The Fourth-Century Basilica
After Constantine, concealment gives way to proclamation. The large hall constructed over the earlier structures was transformed into a true basilica—apse added, colonnades defining nave and aisles, atrium opening to the street. What had been domestic becomes ecclesial; what was private becomes public.
Fragments of fresco survive in the lower basilica—early medieval scenes vivid with narrative energy. Their style is direct, almost naive by later standards, yet profoundly didactic. They represent a Church teaching, preaching, forming memory. The walls themselves became scripture for the illiterate.
Even here, however, vulnerability persists. The fourth-century basilica eventually sank below street level and suffered damage during the Norman sack of Rome in 1084. Architecture bears the wounds of history. Sanctity does not exempt from violence.

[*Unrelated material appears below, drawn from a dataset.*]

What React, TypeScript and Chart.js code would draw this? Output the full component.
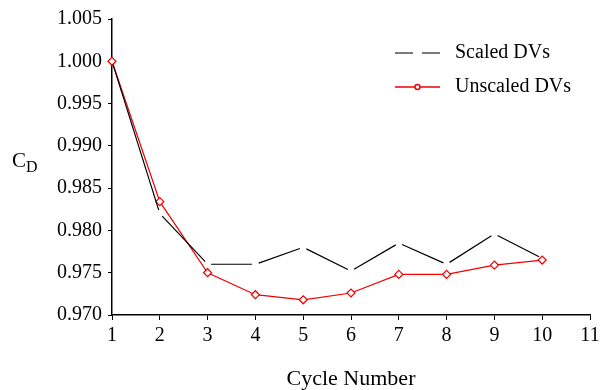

The Twelfth-Century Apse: Theology in Gold
The present upper basilica, erected by Pope Paschal II in 1108, crowns the site. Its apse mosaic is among the most theologically eloquent in Rome.
At the centre stands the Crucified Christ—not in isolation, but as the trunk of a living vine. From the Cross springs an intricate network of curling tendrils filling the entire semi-dome. Doves, saints, shepherds, and symbolic figures inhabit this luxuriant pattern. The Cross does not merely mark death; it becomes the axis of life.

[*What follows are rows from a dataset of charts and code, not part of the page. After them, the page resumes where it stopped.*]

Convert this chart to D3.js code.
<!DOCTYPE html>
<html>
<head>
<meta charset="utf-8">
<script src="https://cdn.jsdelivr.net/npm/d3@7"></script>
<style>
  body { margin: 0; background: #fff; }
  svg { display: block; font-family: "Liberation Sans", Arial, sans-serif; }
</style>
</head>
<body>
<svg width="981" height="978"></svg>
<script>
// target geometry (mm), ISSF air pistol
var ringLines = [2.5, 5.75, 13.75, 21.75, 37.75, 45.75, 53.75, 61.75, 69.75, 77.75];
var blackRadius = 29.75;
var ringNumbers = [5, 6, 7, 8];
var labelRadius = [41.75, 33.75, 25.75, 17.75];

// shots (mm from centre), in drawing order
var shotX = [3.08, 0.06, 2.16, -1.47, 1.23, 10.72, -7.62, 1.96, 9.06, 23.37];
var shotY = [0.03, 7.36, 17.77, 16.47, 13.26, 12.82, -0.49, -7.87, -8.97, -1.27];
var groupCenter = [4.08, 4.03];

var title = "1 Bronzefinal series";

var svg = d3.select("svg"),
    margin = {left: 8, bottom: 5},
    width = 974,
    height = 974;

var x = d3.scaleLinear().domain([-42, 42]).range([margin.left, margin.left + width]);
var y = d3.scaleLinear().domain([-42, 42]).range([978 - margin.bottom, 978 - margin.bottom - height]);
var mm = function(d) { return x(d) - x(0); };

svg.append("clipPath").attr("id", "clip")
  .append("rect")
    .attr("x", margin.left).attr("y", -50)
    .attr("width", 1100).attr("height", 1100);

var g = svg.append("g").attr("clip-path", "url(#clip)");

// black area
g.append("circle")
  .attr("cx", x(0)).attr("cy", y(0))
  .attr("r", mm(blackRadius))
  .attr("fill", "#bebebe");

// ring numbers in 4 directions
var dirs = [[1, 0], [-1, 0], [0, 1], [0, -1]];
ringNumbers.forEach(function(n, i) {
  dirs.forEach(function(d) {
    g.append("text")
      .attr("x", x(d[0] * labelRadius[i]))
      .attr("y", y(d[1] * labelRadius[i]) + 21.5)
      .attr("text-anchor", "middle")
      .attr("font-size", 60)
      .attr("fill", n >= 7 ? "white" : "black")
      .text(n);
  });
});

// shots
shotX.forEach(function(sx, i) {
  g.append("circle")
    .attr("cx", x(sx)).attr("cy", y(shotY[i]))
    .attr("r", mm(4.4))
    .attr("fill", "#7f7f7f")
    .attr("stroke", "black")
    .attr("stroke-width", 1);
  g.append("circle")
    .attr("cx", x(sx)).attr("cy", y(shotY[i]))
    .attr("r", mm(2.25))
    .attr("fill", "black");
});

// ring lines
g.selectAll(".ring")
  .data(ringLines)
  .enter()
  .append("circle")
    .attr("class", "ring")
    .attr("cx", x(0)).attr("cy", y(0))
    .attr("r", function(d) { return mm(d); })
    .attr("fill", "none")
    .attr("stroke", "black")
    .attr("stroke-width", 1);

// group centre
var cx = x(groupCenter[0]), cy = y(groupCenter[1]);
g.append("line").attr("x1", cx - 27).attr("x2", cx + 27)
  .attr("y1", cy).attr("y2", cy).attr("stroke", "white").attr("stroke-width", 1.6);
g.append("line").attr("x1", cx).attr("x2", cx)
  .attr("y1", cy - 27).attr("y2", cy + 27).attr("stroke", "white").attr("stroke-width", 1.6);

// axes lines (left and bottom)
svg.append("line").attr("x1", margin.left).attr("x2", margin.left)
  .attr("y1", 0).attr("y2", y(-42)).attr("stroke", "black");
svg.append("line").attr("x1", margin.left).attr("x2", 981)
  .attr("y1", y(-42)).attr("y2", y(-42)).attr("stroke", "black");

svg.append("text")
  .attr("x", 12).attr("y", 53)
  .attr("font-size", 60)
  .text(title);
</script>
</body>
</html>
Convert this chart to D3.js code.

Beneath it, a procession of lambs advances toward the Agnus Dei. The imagery is pastoral, ordered, serene. Above the chaos of history, above buried ruins and rival altars, the Cross flowers.
This mosaic is not decorative excess; it is architectural argument. The vine springs precisely from the instrument of execution. What Rome once used to silence becomes the source of organic, expanding life. The Church at San Clemente is built literally upon buried conflict and figuratively upon redeemed suffering.
Lent stands within that same logic. Penance is not self-destruction; it is cultivation. The pruning knife makes possible the vine.
Marble, Geometry, and Order
The schola cantorum, with its marble screens and Cosmatesque inlays, creates sacred separation within the nave. Geometry governs the floor patterns: circles within circles, interlocking forms that suggest cosmic harmony. The space disciplines the eye toward proportion and order.
In a world once marked by persecution and later by sack and instability, this geometry asserts theological confidence: grace restores order to what sin disfigures. The visual language of symmetry and repetition becomes an icon of justice—an architecture of rectitude.
The Lesson of the Layers
San Clemente teaches the pilgrim that the Church does not erase her past; she builds upon it. The first-century house is not demolished but entombed as foundation. The fourth-century basilica is not discarded but becomes the undercroft of the new. Even the Mithraeum remains visible—a testimony to a defeated rival.
Nothing is wasted. Even conflict becomes substratum.
The Lenten journey, then, is architectural. We are not asked merely to decorate the surface of our lives but to descend—to examine foundations, to identify rival altars, to allow what is unstable to be buried so that something sound may rise above it.
San Clemente is Rome in miniature: house, persecution, contest, triumph, ruin, renewal. Its art and structure proclaim that redemption is cumulative, not instantaneous. The Cross stands at the centre, and from it life spreads outward in ordered beauty.
The pilgrim leaves with this conviction: beneath every layer of history, beneath every scar, the possibility of renewal remains—if the Cross is allowed to stand where other altars once claimed dominion.